Microsoft Flight Simulator is a triumph, one that fully captures the meditative experience of soaring through the clouds. But to bring the game to life, Microsoft and developer Asobo Studio needed more than an upgraded graphics engine to make its planes look more realistic. They needed a way to let you believably fly anywhere on the planet, with true-to-life topography and 3D models for almost everything you see, something that's especially difficult in dense cities.
A task like that would be practically impossible to accomplish by hand. But it's the sort of large-scale data processing that Microsoft's Azure AI was built for. The company was able to push 2.5 petabytes worth of Bing Maps satellite photo data through Azure machine learning to construct the virtual world of Flight Simulator. You could say it's really the cloud that brings the game to life.
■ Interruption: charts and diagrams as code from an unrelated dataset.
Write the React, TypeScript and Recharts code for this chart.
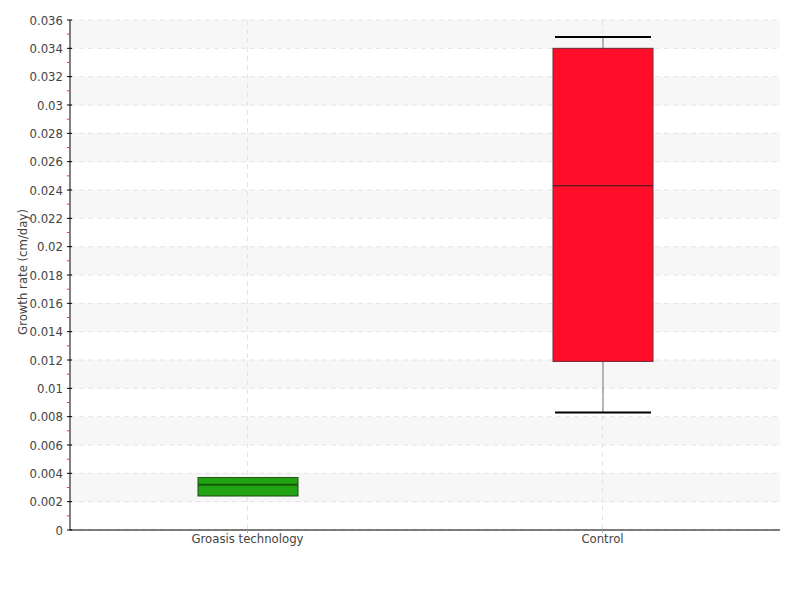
import { Bar, CartesianGrid, ComposedChart, Label, XAxis, YAxis } from "recharts";

const categories = ["Groasis technology", "Control"];
const lowWhisker = [0.0024, 0.0083];
const q1 = [0.0024, 0.0119];
const median = [0.0032, 0.0243];
const q3 = [0.0037, 0.034];
const highWhisker = [0.0037, 0.0348];

const majorTicks = [
  0, 0.002, 0.004, 0.006, 0.008, 0.01, 0.012, 0.014, 0.016, 0.018, 0.02, 0.022, 0.024, 0.026, 0.028, 0.03, 0.032,
  0.034, 0.036,
];
const minorTicks = [
  0.001, 0.003, 0.005, 0.007, 0.009, 0.011, 0.013, 0.015, 0.017, 0.019, 0.021, 0.023, 0.025, 0.027, 0.029, 0.031,
  0.033, 0.035,
];

const boxFill = ["#22a312", "#ff0d29"];
const boxStroke = ["#1d4d14", "#6e2a30"];
const medianStroke = ["#17590c", "#222222"];

const FONT = "'DejaVu Sans Condensed', 'Liberation Sans Narrow', sans-serif";
const TICK_SIZE = 3;
const TICK_MARGIN = 3;

const data = categories.map((name, i) => ({
  name,
  idx: i,
  box: [q1[i], q3[i]],
  low: lowWhisker[i],
  med: median[i],
  high: highWhisker[i],
}));

function BoxShape(props: any) {
  const { x, y, width, height, payload } = props;
  const top = Math.min(y, y + height);
  const h = Math.abs(height);
  const bottom = top + h;
  const [lo, hi] = payload.box;
  const ppu = h / (hi - lo);
  const toY = (v: number) => bottom - (v - lo) * ppu;
  const cx = x + width / 2;
  const capHalf = width * 0.48;
  const i = payload.idx;
  return (
    <g>
      {payload.high > hi && (
        <>
          <line x1={cx} x2={cx} y1={toY(payload.high)} y2={top} stroke="#777" strokeWidth={1} />
          <line x1={cx - capHalf} x2={cx + capHalf} y1={toY(payload.high)} y2={toY(payload.high)} stroke="#000" strokeWidth={2} />
        </>
      )}
      {payload.low < lo && (
        <>
          <line x1={cx} x2={cx} y1={bottom} y2={toY(payload.low)} stroke="#777" strokeWidth={1} />
          <line x1={cx - capHalf} x2={cx + capHalf} y1={toY(payload.low)} y2={toY(payload.low)} stroke="#000" strokeWidth={2} />
        </>
      )}
      <rect x={x} y={top} width={width} height={h} fill={boxFill[i]} stroke={boxStroke[i]} strokeWidth={1} />
      <line x1={x} x2={x + width} y1={toY(payload.med)} y2={toY(payload.med)} stroke={medianStroke[i]} strokeWidth={i === 0 ? 2 : 1} />
    </g>
  );
}

function YTick(props: any) {
  const { x, y, payload } = props;
  const axisX = x + TICK_SIZE + TICK_MARGIN;
  const isMajor = majorTicks.includes(payload.value);
  if (!isMajor) {
    return <line x1={axisX - 3} x2={axisX} y1={y} y2={y} stroke="#ff3333" strokeWidth={1} />;
  }
  return (
    <g>
      <line x1={axisX - 3} x2={axisX + 2} y1={y} y2={y} stroke="#000" strokeWidth={1} />
      <text x={x - 1} y={y} dy="0.35em" textAnchor="end" fill="#444" fontSize={13} fontFamily={FONT}>
        {String(payload.value)}
      </text>
    </g>
  );
}

// vertical grid only at category centres, not at the plot edges
const centreLines = ({ offset }: any) =>
  categories.map((_, i) => offset.left + (offset.width * (i + 0.5)) / categories.length);

export default function App() {
  return (
    <div style={{ position: "absolute", left: 0, top: 0, width: 800, height: 600, background: "#fff" }}>
      <ComposedChart width={800} height={600} data={data} margin={{ top: 20, right: 20, bottom: 0, left: 20 }}>
        <CartesianGrid
          stroke="#e4e4e4"
          strokeDasharray="5 4"
          horizontalValues={majorTicks}
          verticalCoordinatesGenerator={centreLines}
          horizontalFill={["#f7f7f7", "#ffffff"]}
          fillOpacity={1}
        />
        <XAxis
          dataKey="name"
          height={70}
          axisLine={{ stroke: "#000" }}
          tickLine={{ stroke: "#aaa" }}
          tickSize={3}
          tickMargin={1}
          tick={{ fill: "#444", fontSize: 13, fontFamily: FONT }}
        />
        <YAxis
          type="number"
          domain={[0, 0.036]}
          ticks={[...majorTicks, ...minorTicks].sort((a, b) => a - b)}
          interval={0}
          width={50}
          axisLine={{ stroke: "#000" }}
          tickLine={false}
          tickSize={TICK_SIZE}
          tickMargin={TICK_MARGIN}
          tick={<YTick />}
        >
          <Label
            content={({ viewBox }: any) => {
              const lx = viewBox.x + 7;
              const ly = viewBox.y + viewBox.height / 2 - 3;
              return (
                <text
                  x={lx}
                  y={ly}
                  transform={`rotate(-90, ${lx}, ${ly})`}
                  textAnchor="middle"
                  fill="#444"
                  fontSize={13}
                  fontFamily={FONT}
                >
                  Growth rate (cm/day)
                </text>
              );
            }}
          />
        </YAxis>
        <Bar dataKey="box" barSize={100} shape={<BoxShape />} isAnimationActive={false} />
      </ComposedChart>
    </div>
  );
}
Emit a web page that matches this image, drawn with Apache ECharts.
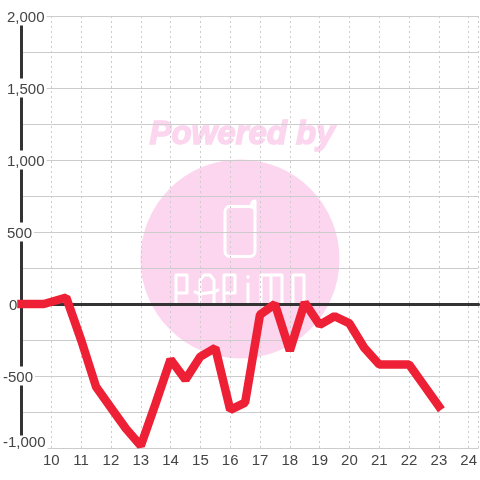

Azure also helps to model real-time weather. (That's how some players were able to chase recent hurricanes.)
The franchise's hardcore fans were eager to more realism in a new title,according to Jorg Neumann, Microsoft's head of Flight Simulator. Specifically, they asked for visual flight rules (VFR). "It basically means the pilot can orient themselves by just looking out the window," Neumann said. "And in order to do that, the planet below needs to look extraordinarily close to reality. So that was the mission."
After a bit of investigation, Neumann realized that Bing Maps' data set essentially covered the entire planet. The only problem? It was all in 2D. After using some of that data to build a flyable 3D version of Seattle, Neumann turned to the Azure team to craft a machine learning method for converting the entire planet into a giant 3D model.
"AI has just tremendously grown in the last few years," said Eric Boyd, CVP of Azure AI, in an interview. "It's really driven by the massive amounts of data that are now available, combined with the massive amounts of compute that exist in the cloud ... The results you can see are really pretty spectacular where you can come up with algorithms that now look at literally every square kilometer of the planet to identify the individual trees, grass and water, and then use that to build 3D models."
Azure's integration goes beyond the shape of the world. It also powers the flight controller voices using AI Speech Generation technology, which sound almost indistinguishable from humans. It's so natural that many players may think Microsoft is relying solely on voice actors.
Since the company began exploring ways to bring Azure AI into the game in 2016, the capabilities of machine learning have also evolved dramatically, according to Boyd. ”The AI algorithm space has really grown in the last several years,” he said. “And so vision algorithms, which is what's heavily used to identify all these different trees and buildings and classify them exactly, those have come a tremendous way."
Since it leans so heavily on the cloud, Flight Simulator is a "living game" in the truest sense, Neumann said. All of the machine learning algorithms the game relies on will steadily improve over time, as the company irons out bugs and optimizes the engine. (And perhaps becomes more aware of potential issues, like the typo that created a 212-story tower in Melbourne.) But he points out the algorithms can only be as good as the source data, so Microsoft is working harder to refine that as well.